Nov. 20: vs Ottawa – The Senators have held their own for the most part this season and aren’t the complete bottom-feeders many expected them to be. Jean-Gabriel Pageau (who has more points against Montreal than any other team) already has 11 goals on the year and leads the league in plus/minus while Vladislav Namestnikov has fit in nicely since coming over in an early-season trade from the Rangers.
Nov. 23: vs NY Rangers – Speaking of the Rangers, they’ve struggled in the early going despite Artemi Panarin lighting it up early. Their top centre (Mika Zibanejad) has been out since late-October with what was initially believed to be a day-to-day issue and all eyes are on expected trade candidate Chris Kreider. Kaapo Kakko, the number two pick in June, already has six goals but has struggled a bit as he transitions to the NHL for the first time.
While the slate of above games doesn’t exactly strike fear, it should when it comes to Montreal.
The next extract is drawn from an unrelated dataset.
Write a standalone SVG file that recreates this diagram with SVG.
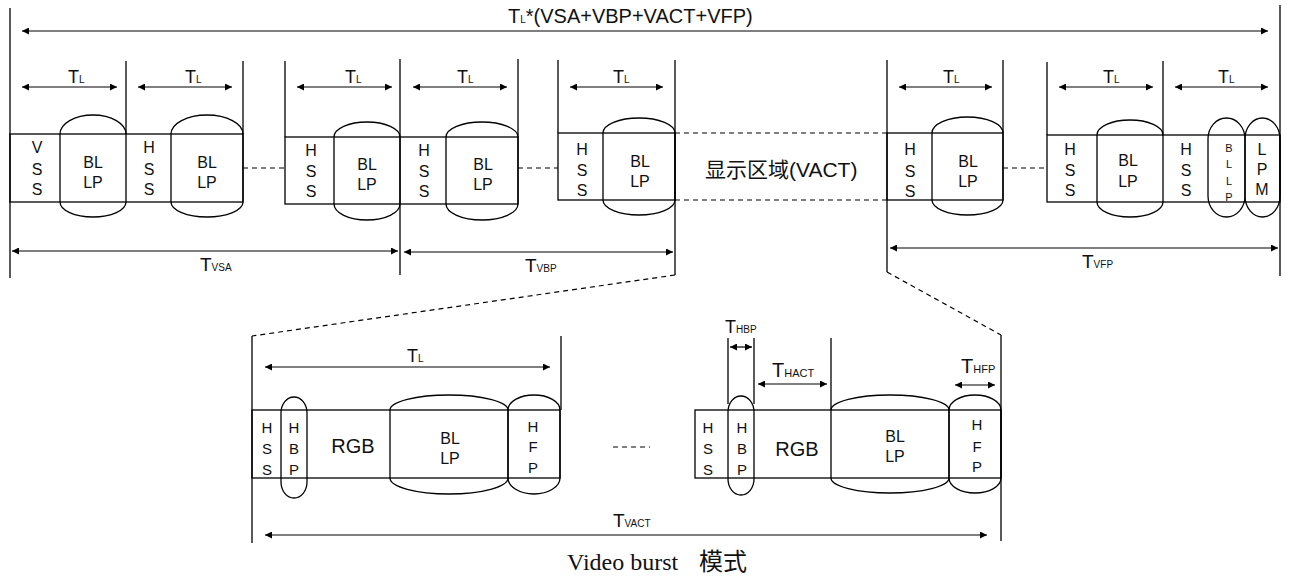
<svg xmlns="http://www.w3.org/2000/svg" width="1290" height="583" viewBox="0 0 1290 583">
<defs>
<marker id="ah" viewBox="0 0 10 10" refX="10" refY="5" markerWidth="9" markerHeight="7" markerUnits="userSpaceOnUse" orient="auto-start-reverse"><path d="M0,0 L10,5 L0,10 z" fill="#000"/></marker>
<style>
.ln{stroke:#000;stroke-width:1.3;fill:none}
.ar{stroke:#000;stroke-width:1.2;fill:none;marker-start:url(#ah);marker-end:url(#ah)}
.dash{stroke:#000;stroke-width:1.2;fill:none;stroke-dasharray:5 4}
.sh{stroke:#000;stroke-width:1.3;fill:none}
.t{font-family:"Liberation Sans","Noto Sans",sans-serif;font-size:16px;fill:#111;text-anchor:middle}
.s{font-size:15px}
.xs{font-size:11px}
.lb{font-family:"Liberation Sans","Noto Sans",sans-serif;fill:#111;font-size:19px}
.sub{font-size:10px}
.cap{font-family:"Liberation Serif","Noto Sans CJK SC",serif;font-size:24px;fill:#111}
</style>
</defs>

<g id="connectors">
  <line class="ln" x1="10" y1="8" x2="10" y2="278"/>
  <line class="ln" x1="1280" y1="5" x2="1280" y2="276"/>
  <line class="ln" x1="126" y1="61" x2="126" y2="134"/>
  <line class="ln" x1="243" y1="61" x2="243" y2="134"/>
  <line class="ln" x1="285" y1="61" x2="285" y2="137"/>
  <line class="ln" x1="400" y1="59" x2="400" y2="275"/>
  <line class="ln" x1="518" y1="59" x2="518" y2="137"/>
  <line class="ln" x1="558" y1="60" x2="558" y2="133"/>
  <line class="ln" x1="675" y1="60" x2="675" y2="275"/>
  <line class="ln" x1="887" y1="60" x2="887" y2="272"/>
  <line class="ln" x1="1003" y1="60" x2="1003" y2="133"/>
  <line class="ln" x1="1047" y1="62" x2="1047" y2="135"/>
  <line class="ln" x1="1163" y1="61" x2="1163" y2="135"/>
  <line class="ar" x1="22" y1="31" x2="1268" y2="31"/>
  <line class="ar" x1="22" y1="87" x2="117" y2="87"/>
  <line class="ar" x1="138" y1="87" x2="232" y2="87"/>
  <line class="ar" x1="297" y1="87" x2="392" y2="87"/>
  <line class="ar" x1="413" y1="87" x2="507" y2="87"/>
  <line class="ar" x1="570" y1="87" x2="663" y2="87"/>
  <line class="ar" x1="899" y1="87" x2="992" y2="87"/>
  <line class="ar" x1="1059" y1="87" x2="1153" y2="87"/>
  <line class="ar" x1="1175" y1="87" x2="1268" y2="87"/>
  <line class="ar" x1="12" y1="251" x2="398" y2="251"/>
  <line class="ar" x1="404" y1="252" x2="673" y2="252"/>
  <line class="ar" x1="890" y1="248" x2="1278" y2="248"/>
  <line class="dash" x1="243" y1="168" x2="285" y2="168"/>
  <line class="dash" x1="518" y1="168" x2="558" y2="168"/>
  <line class="dash" x1="1003" y1="168" x2="1047" y2="168"/>
  <line class="dash" x1="675" y1="133" x2="887" y2="133"/>
  <line class="dash" x1="675" y1="200" x2="887" y2="200"/>
  <line class="dash" x1="675" y1="275" x2="252" y2="336"/>
  <line class="dash" x1="887" y1="272" x2="1001" y2="335"/>
  <line class="ln" x1="252" y1="336" x2="252" y2="543"/>
  <line class="ln" x1="561" y1="336" x2="561" y2="410"/>
  <line class="ln" x1="1001" y1="335" x2="1001" y2="541"/>
  <line class="ln" x1="728" y1="338" x2="728" y2="404"/>
  <line class="ln" x1="754" y1="338" x2="754" y2="404"/>
  <line class="ln" x1="831" y1="338" x2="831" y2="410"/>
  <line class="ar" x1="265" y1="367" x2="550" y2="367"/>
  <line class="ar" x1="265" y1="535" x2="987" y2="535"/>
  <line class="ar" x1="730" y1="347" x2="752" y2="347"/>
  <line class="ar" x1="758" y1="384" x2="827" y2="384"/>
  <line class="ar" x1="955" y1="385" x2="995" y2="385"/>
  <line class="dash" x1="613" y1="447" x2="650" y2="447"/>
</g>

<g id="labels">
  <text class="lb" x="508" y="23" style="font-size:20px">T<tspan class="sub">L</tspan>*(VSA+VBP+VACT+VFP)</text>
  <text class="lb" x="68" y="83" style="font-size:18px">T<tspan class="sub">L</tspan></text>
  <text class="lb" x="185" y="83" style="font-size:18px">T<tspan class="sub">L</tspan></text>
  <text class="lb" x="345" y="83" style="font-size:18px">T<tspan class="sub">L</tspan></text>
  <text class="lb" x="457" y="83" style="font-size:18px">T<tspan class="sub">L</tspan></text>
  <text class="lb" x="613" y="83" style="font-size:18px">T<tspan class="sub">L</tspan></text>
  <text class="lb" x="943" y="83" style="font-size:18px">T<tspan class="sub">L</tspan></text>
  <text class="lb" x="1103" y="83" style="font-size:18px">T<tspan class="sub">L</tspan></text>
  <text class="lb" x="1218" y="83" style="font-size:18px">T<tspan class="sub">L</tspan></text>
  <text class="lb" x="200" y="271">T<tspan class="sub">VSA</tspan></text>
  <text class="lb" x="525" y="272">T<tspan class="sub">VBP</tspan></text>
  <text class="lb" x="1082" y="268">T<tspan class="sub">VFP</tspan></text>
  <text class="lb" x="705" y="177" style="font-family:'Liberation Sans','Noto Sans CJK SC',sans-serif;font-size:21px">显示区域(VACT)</text>
  <text class="lb" x="407" y="362" style="font-size:18px">T<tspan class="sub">L</tspan></text>
  <text class="lb" x="613" y="527">T<tspan class="sub">VACT</tspan></text>
  <text class="lb" x="725" y="333" style="font-size:18px">T<tspan class="sub">HBP</tspan></text>
  <text class="lb" x="772" y="377" style="font-size:20px">T<tspan class="sub" style="font-size:11px">HACT</tspan></text>
  <text class="lb" x="961" y="373" style="font-size:20px">T<tspan class="sub" style="font-size:11px">HFP</tspan></text>
  <text class="cap" x="567" y="570">Video burst <tspan x="699">模式</tspan></text>
</g>

<g id="block-vsa">
  <rect class="sh" x="10" y="134" width="233" height="68"/>
  <path class="sh" d="M60,134 V202 A33,15 0 0 0 126,202 V134 A33,19 0 0 0 60,134 Z"/>
  <path class="sh" d="M171,134 V202 A36,15 0 0 0 243,202 V134 A36,19 0 0 0 171,134 Z"/>
  <text class="t" x="37" y="153">V</text><text class="t" x="37" y="175">S</text><text class="t" x="37" y="195">S</text>
  <text class="t" x="93" y="168">BL</text><text class="t" x="93" y="188">LP</text>
  <text class="t" x="149" y="153">H</text><text class="t" x="149" y="175">S</text><text class="t" x="149" y="195">S</text>
  <text class="t" x="207" y="168">BL</text><text class="t" x="207" y="188">LP</text>
</g>

<g id="block-vbp-1">
  <rect class="sh" x="285" y="137" width="233" height="67"/>
  <path class="sh" d="M334,137 V204 A33,16 0 0 0 400,204 V137 A33,15 0 0 0 334,137 Z"/>
  <path class="sh" d="M446,137 V204 A36,16 0 0 0 518,204 V137 A36,15 0 0 0 446,137 Z"/>
  <text class="t" x="311" y="156">H</text><text class="t" x="311" y="177">S</text><text class="t" x="311" y="197">S</text>
  <text class="t" x="367" y="170">BL</text><text class="t" x="367" y="190">LP</text>
  <text class="t" x="424" y="156">H</text><text class="t" x="424" y="177">S</text><text class="t" x="424" y="197">S</text>
  <text class="t" x="483" y="170">BL</text><text class="t" x="483" y="190">LP</text>
</g>

<g id="block-vbp-2">
  <rect class="sh" x="558" y="133" width="117" height="67"/>
  <path class="sh" d="M603,133 V200 A36,15 0 0 0 675,200 V133 A36,15 0 0 0 603,133 Z"/>
  <text class="t" x="582" y="155">H</text><text class="t" x="582" y="176">S</text><text class="t" x="582" y="196">S</text>
  <text class="t" x="640" y="167">BL</text><text class="t" x="640" y="187">LP</text>
</g>

<g id="block-vfp-1">
  <rect class="sh" x="887" y="133" width="116" height="67"/>
  <path class="sh" d="M932,133 V200 A35.5,15 0 0 0 1003,200 V133 A35.5,16 0 0 0 932,133 Z"/>
  <text class="t" x="910" y="155">H</text><text class="t" x="910" y="177">S</text><text class="t" x="910" y="197">S</text>
  <text class="t" x="968" y="167">BL</text><text class="t" x="968" y="187">LP</text>
</g>

<g id="block-vfp-2">
  <rect class="sh" x="1047" y="135" width="233" height="67"/>
  <path class="sh" d="M1097,135 V202 A33,15 0 0 0 1163,202 V135 A33,15 0 0 0 1097,135 Z"/>
  <rect class="sh" x="1208" y="118" width="37" height="99" rx="18.5" ry="21"/>
  <rect class="sh" x="1245" y="118" width="35" height="99" rx="17.5" ry="21"/>
  <text class="t" x="1070" y="155">H</text><text class="t" x="1070" y="176">S</text><text class="t" x="1070" y="196">S</text>
  <text class="t" x="1128" y="166">BL</text><text class="t" x="1128" y="187">LP</text>
  <text class="t" x="1186" y="155">H</text><text class="t" x="1186" y="176">S</text><text class="t" x="1186" y="196">S</text>
  <text class="t xs" x="1229" y="152">B</text><text class="t xs" x="1229" y="168">L</text><text class="t xs" x="1229" y="185">L</text><text class="t xs" x="1229" y="201">P</text>
  <text class="t" x="1262" y="155">L</text><text class="t" x="1262" y="175">P</text><text class="t" x="1262" y="195">M</text>
</g>

<g id="line-left">
  <rect class="sh" x="252" y="410" width="308" height="68"/>
  <rect class="sh" x="281" y="397" width="26" height="101" rx="13" ry="16"/>
  <path class="sh" d="M390,410 V478 A59,16 0 0 0 508,478 V410 A59,15 0 0 0 390,410 Z"/>
  <path class="sh" d="M508,410 V478 A26,16 0 0 0 560,478 V410 A26,15 0 0 0 508,410 Z"/>
  <text class="t s" x="267" y="433">H</text><text class="t s" x="267" y="454">S</text><text class="t s" x="267" y="475">S</text>
  <text class="t s" x="294" y="433">H</text><text class="t s" x="294" y="454">B</text><text class="t s" x="294" y="475">P</text>
  <text class="t" x="353" y="453" style="font-size:20px">RGB</text>
  <text class="t" x="450" y="444">BL</text><text class="t" x="450" y="464">LP</text>
  <text class="t s" x="533" y="432">H</text><text class="t s" x="533" y="452">F</text><text class="t s" x="533" y="473">P</text>
</g>

<g id="line-right">
  <rect class="sh" x="695" y="410" width="306" height="68"/>
  <rect class="sh" x="728" y="396" width="26" height="99" rx="13" ry="16"/>
  <path class="sh" d="M831,410 V478 A59,15 0 0 0 949,478 V410 A59,15 0 0 0 831,410 Z"/>
  <path class="sh" d="M949,410 V478 A26,15 0 0 0 1001,478 V410 A26,15 0 0 0 949,410 Z"/>
  <text class="t s" x="708" y="433">H</text><text class="t s" x="708" y="454">S</text><text class="t s" x="708" y="475">S</text>
  <text class="t s" x="742" y="433">H</text><text class="t s" x="742" y="454">B</text><text class="t s" x="742" y="475">P</text>
  <text class="t" x="797" y="456" style="font-size:20px">RGB</text>
  <text class="t" x="895" y="442">BL</text><text class="t" x="895" y="462">LP</text>
  <text class="t s" x="977" y="430">H</text><text class="t s" x="977" y="452">F</text><text class="t s" x="977" y="472">P</text>
</g>
</svg>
With due respect to those teams, this is one of the easier weeks for the Habs on the schedule in terms of the level of competition. It’s a real opportunity for the Canadiens to give themselves a small cushion in the standings which is particularly important with the annual extra-long Christmas road trip on the horizon (which sees them go nearly three weeks without a home game so that Evenko can cram the Bell Centre with some other events). Suffice it to say, they need these points.
Having said that, there should be a level of trepidation heading into the week. The Habs have demonstrated this season that they have a lack of urgency when it comes to facing non-playoff opponents; considering how they’ve fared against top competition, it’s fair to say that their inability to get these games against weaker teams has kept them from contending for the top spot in the league through the first quarter of the season. Whatever they do to get ready to go against playoff teams, they need to figure out how to do it for non-playoff squads or this could be a very disappointing week on the horizon.